▸ Given information
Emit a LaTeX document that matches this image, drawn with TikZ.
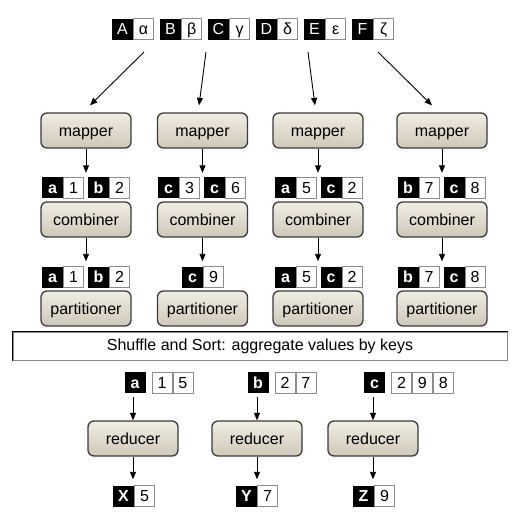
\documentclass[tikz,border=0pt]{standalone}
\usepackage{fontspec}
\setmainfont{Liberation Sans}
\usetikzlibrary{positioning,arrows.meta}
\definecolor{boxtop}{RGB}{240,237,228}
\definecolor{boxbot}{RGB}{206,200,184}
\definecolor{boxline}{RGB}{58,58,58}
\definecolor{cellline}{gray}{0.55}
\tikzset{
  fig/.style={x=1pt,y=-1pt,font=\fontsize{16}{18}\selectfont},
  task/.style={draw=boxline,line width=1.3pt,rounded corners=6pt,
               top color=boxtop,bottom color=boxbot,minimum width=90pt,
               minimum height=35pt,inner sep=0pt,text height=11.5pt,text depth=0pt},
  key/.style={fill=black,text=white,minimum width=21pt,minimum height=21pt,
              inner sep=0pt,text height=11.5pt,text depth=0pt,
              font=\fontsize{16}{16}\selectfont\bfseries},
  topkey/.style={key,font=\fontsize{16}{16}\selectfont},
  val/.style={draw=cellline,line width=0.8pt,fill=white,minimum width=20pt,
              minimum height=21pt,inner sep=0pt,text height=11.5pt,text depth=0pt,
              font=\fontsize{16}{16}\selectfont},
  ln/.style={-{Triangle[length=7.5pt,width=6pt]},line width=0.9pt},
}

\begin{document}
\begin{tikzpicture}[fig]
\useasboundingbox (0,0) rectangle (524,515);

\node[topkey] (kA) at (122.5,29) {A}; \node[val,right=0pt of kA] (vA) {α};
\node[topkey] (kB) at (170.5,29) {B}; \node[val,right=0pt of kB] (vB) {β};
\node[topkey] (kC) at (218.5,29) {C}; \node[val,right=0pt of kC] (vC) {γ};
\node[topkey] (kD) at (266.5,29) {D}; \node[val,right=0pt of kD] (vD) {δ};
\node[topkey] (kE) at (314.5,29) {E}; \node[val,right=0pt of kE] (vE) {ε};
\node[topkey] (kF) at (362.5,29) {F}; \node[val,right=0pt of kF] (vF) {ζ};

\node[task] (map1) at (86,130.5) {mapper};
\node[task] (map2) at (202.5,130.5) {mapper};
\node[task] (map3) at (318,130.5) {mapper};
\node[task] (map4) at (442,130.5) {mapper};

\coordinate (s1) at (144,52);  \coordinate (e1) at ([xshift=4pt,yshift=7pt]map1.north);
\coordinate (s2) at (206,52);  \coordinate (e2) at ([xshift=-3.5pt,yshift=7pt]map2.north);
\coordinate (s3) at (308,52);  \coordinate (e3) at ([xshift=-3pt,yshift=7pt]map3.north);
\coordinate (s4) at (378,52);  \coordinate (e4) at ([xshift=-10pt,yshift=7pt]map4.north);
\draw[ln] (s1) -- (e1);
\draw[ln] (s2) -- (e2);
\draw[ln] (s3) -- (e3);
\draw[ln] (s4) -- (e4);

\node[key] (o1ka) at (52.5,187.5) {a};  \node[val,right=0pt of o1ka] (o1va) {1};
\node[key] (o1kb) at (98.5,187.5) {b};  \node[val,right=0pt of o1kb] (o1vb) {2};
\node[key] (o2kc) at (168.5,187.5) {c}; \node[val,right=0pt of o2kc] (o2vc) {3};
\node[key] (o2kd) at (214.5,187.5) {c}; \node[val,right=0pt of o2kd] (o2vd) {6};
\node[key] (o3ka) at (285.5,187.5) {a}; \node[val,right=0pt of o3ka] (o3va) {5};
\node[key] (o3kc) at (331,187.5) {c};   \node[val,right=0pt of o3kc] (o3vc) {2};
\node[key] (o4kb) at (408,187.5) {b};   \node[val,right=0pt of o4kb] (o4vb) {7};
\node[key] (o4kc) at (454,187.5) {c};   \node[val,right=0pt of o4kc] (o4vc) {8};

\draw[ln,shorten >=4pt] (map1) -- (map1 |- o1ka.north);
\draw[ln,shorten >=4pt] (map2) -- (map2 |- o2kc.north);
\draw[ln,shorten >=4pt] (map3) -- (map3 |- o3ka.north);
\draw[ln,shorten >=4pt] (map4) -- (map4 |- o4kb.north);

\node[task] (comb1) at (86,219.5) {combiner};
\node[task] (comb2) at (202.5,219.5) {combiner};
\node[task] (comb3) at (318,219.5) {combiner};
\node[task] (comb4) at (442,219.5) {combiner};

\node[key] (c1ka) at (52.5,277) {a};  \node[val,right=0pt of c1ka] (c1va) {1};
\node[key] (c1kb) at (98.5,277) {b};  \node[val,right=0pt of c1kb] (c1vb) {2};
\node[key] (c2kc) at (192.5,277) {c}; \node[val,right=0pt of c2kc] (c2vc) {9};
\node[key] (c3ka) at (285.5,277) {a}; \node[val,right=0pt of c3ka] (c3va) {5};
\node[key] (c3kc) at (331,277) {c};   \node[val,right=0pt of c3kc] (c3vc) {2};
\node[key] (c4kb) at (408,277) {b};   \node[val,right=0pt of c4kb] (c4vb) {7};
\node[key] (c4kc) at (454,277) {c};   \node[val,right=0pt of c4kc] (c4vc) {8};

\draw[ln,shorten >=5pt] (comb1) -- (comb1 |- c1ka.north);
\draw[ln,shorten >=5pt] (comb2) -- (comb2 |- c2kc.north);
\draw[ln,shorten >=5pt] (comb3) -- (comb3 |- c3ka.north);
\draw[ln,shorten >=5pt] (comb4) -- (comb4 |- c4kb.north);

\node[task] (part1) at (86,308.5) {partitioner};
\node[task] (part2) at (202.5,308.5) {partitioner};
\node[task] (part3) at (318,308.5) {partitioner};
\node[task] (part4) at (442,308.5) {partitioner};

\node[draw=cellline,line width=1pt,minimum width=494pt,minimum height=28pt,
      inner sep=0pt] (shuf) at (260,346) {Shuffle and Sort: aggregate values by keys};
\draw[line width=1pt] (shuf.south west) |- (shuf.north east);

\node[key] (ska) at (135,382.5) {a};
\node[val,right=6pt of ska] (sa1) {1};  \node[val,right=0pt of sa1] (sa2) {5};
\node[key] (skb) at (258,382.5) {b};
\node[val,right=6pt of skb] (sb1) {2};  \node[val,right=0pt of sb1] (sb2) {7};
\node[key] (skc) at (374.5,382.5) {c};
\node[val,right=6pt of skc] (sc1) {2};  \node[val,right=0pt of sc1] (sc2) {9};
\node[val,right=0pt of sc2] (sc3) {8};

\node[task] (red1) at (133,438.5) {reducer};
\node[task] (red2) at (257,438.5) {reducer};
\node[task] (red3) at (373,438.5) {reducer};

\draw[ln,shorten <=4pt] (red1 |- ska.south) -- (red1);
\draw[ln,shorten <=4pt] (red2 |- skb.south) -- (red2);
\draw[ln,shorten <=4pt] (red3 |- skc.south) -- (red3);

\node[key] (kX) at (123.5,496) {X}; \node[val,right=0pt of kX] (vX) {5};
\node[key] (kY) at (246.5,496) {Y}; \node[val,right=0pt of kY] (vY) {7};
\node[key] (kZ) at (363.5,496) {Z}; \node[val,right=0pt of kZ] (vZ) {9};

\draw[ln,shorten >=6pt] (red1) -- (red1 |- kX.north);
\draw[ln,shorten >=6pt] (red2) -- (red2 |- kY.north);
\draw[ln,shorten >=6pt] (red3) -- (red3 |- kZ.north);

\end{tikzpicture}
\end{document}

▸ Problem to work on
Take the listing above and print it exactly, apart from the pictures.

▸ Correct response
Emit a LaTeX document that matches this image, drawn with TikZ.
\documentclass[tikz,border=0pt]{standalone}
\usepackage{fontspec}
\setmainfont{Liberation Sans}
\usetikzlibrary{positioning,arrows.meta}
\definecolor{boxtop}{RGB}{240,237,228}
\definecolor{boxbot}{RGB}{206,200,184}
\definecolor{boxline}{RGB}{58,58,58}
\definecolor{cellline}{gray}{0.55}
\tikzset{
  fig/.style={x=1pt,y=-1pt,font=\fontsize{16}{18}\selectfont},
  task/.style={draw=boxline,line width=1.3pt,rounded corners=6pt,
               top color=boxtop,bottom color=boxbot,minimum width=90pt,
               minimum height=35pt,inner sep=0pt,text height=11.5pt,text depth=0pt},
  key/.style={fill=black,text=white,minimum width=21pt,minimum height=21pt,
              inner sep=0pt,text height=11.5pt,text depth=0pt,
              font=\fontsize{16}{16}\selectfont\bfseries},
  topkey/.style={key,font=\fontsize{16}{16}\selectfont},
  val/.style={draw=cellline,line width=0.8pt,fill=white,minimum width=20pt,
              minimum height=21pt,inner sep=0pt,text height=11.5pt,text depth=0pt,
              font=\fontsize{16}{16}\selectfont},
  ln/.style={-{Triangle[length=7.5pt,width=6pt]},line width=0.9pt},
}

\begin{document}
\begin{tikzpicture}[fig]
\useasboundingbox (0,0) rectangle (524,515);

\node[topkey] (kA) at (122.5,29) {A}; \node[val,right=0pt of kA] (vA) {α};
\node[topkey] (kB) at (170.5,29) {B}; \node[val,right=0pt of kB] (vB) {β};
\node[topkey] (kC) at (218.5,29) {C}; \node[val,right=0pt of kC] (vC) {γ};
\node[topkey] (kD) at (266.5,29) {D}; \node[val,right=0pt of kD] (vD) {δ};
\node[topkey] (kE) at (314.5,29) {E}; \node[val,right=0pt of kE] (vE) {ε};
\node[topkey] (kF) at (362.5,29) {F}; \node[val,right=0pt of kF] (vF) {ζ};

\node[task] (map1) at (86,130.5) {mapper};
\node[task] (map2) at (202.5,130.5) {mapper};
\node[task] (map3) at (318,130.5) {mapper};
\node[task] (map4) at (442,130.5) {mapper};

\coordinate (s1) at (144,52);  \coordinate (e1) at ([xshift=4pt,yshift=7pt]map1.north);
\coordinate (s2) at (206,52);  \coordinate (e2) at ([xshift=-3.5pt,yshift=7pt]map2.north);
\coordinate (s3) at (308,52);  \coordinate (e3) at ([xshift=-3pt,yshift=7pt]map3.north);
\coordinate (s4) at (378,52);  \coordinate (e4) at ([xshift=-10pt,yshift=7pt]map4.north);
\draw[ln] (s1) -- (e1);
\draw[ln] (s2) -- (e2);
\draw[ln] (s3) -- (e3);
\draw[ln] (s4) -- (e4);

\node[key] (o1ka) at (52.5,187.5) {a};  \node[val,right=0pt of o1ka] (o1va) {1};
\node[key] (o1kb) at (98.5,187.5) {b};  \node[val,right=0pt of o1kb] (o1vb) {2};
\node[key] (o2kc) at (168.5,187.5) {c}; \node[val,right=0pt of o2kc] (o2vc) {3};
\node[key] (o2kd) at (214.5,187.5) {c}; \node[val,right=0pt of o2kd] (o2vd) {6};
\node[key] (o3ka) at (285.5,187.5) {a}; \node[val,right=0pt of o3ka] (o3va) {5};
\node[key] (o3kc) at (331,187.5) {c};   \node[val,right=0pt of o3kc] (o3vc) {2};
\node[key] (o4kb) at (408,187.5) {b};   \node[val,right=0pt of o4kb] (o4vb) {7};
\node[key] (o4kc) at (454,187.5) {c};   \node[val,right=0pt of o4kc] (o4vc) {8};

\draw[ln,shorten >=4pt] (map1) -- (map1 |- o1ka.north);
\draw[ln,shorten >=4pt] (map2) -- (map2 |- o2kc.north);
\draw[ln,shorten >=4pt] (map3) -- (map3 |- o3ka.north);
\draw[ln,shorten >=4pt] (map4) -- (map4 |- o4kb.north);

\node[task] (comb1) at (86,219.5) {combiner};
\node[task] (comb2) at (202.5,219.5) {combiner};
\node[task] (comb3) at (318,219.5) {combiner};
\node[task] (comb4) at (442,219.5) {combiner};

\node[key] (c1ka) at (52.5,277) {a};  \node[val,right=0pt of c1ka] (c1va) {1};
\node[key] (c1kb) at (98.5,277) {b};  \node[val,right=0pt of c1kb] (c1vb) {2};
\node[key] (c2kc) at (192.5,277) {c}; \node[val,right=0pt of c2kc] (c2vc) {9};
\node[key] (c3ka) at (285.5,277) {a}; \node[val,right=0pt of c3ka] (c3va) {5};
\node[key] (c3kc) at (331,277) {c};   \node[val,right=0pt of c3kc] (c3vc) {2};
\node[key] (c4kb) at (408,277) {b};   \node[val,right=0pt of c4kb] (c4vb) {7};
\node[key] (c4kc) at (454,277) {c};   \node[val,right=0pt of c4kc] (c4vc) {8};

\draw[ln,shorten >=5pt] (comb1) -- (comb1 |- c1ka.north);
\draw[ln,shorten >=5pt] (comb2) -- (comb2 |- c2kc.north);
\draw[ln,shorten >=5pt] (comb3) -- (comb3 |- c3ka.north);
\draw[ln,shorten >=5pt] (comb4) -- (comb4 |- c4kb.north);

\node[task] (part1) at (86,308.5) {partitioner};
\node[task] (part2) at (202.5,308.5) {partitioner};
\node[task] (part3) at (318,308.5) {partitioner};
\node[task] (part4) at (442,308.5) {partitioner};

\node[draw=cellline,line width=1pt,minimum width=494pt,minimum height=28pt,
      inner sep=0pt] (shuf) at (260,346) {Shuffle and Sort: aggregate values by keys};
\draw[line width=1pt] (shuf.south west) |- (shuf.north east);

\node[key] (ska) at (135,382.5) {a};
\node[val,right=6pt of ska] (sa1) {1};  \node[val,right=0pt of sa1] (sa2) {5};
\node[key] (skb) at (258,382.5) {b};
\node[val,right=6pt of skb] (sb1) {2};  \node[val,right=0pt of sb1] (sb2) {7};
\node[key] (skc) at (374.5,382.5) {c};
\node[val,right=6pt of skc] (sc1) {2};  \node[val,right=0pt of sc1] (sc2) {9};
\node[val,right=0pt of sc2] (sc3) {8};

\node[task] (red1) at (133,438.5) {reducer};
\node[task] (red2) at (257,438.5) {reducer};
\node[task] (red3) at (373,438.5) {reducer};

\draw[ln,shorten <=4pt] (red1 |- ska.south) -- (red1);
\draw[ln,shorten <=4pt] (red2 |- skb.south) -- (red2);
\draw[ln,shorten <=4pt] (red3 |- skc.south) -- (red3);

\node[key] (kX) at (123.5,496) {X}; \node[val,right=0pt of kX] (vX) {5};
\node[key] (kY) at (246.5,496) {Y}; \node[val,right=0pt of kY] (vY) {7};
\node[key] (kZ) at (363.5,496) {Z}; \node[val,right=0pt of kZ] (vZ) {9};

\draw[ln,shorten >=6pt] (red1) -- (red1 |- kX.north);
\draw[ln,shorten >=6pt] (red2) -- (red2 |- kY.north);
\draw[ln,shorten >=6pt] (red3) -- (red3 |- kZ.north);

\end{tikzpicture}
\end{document}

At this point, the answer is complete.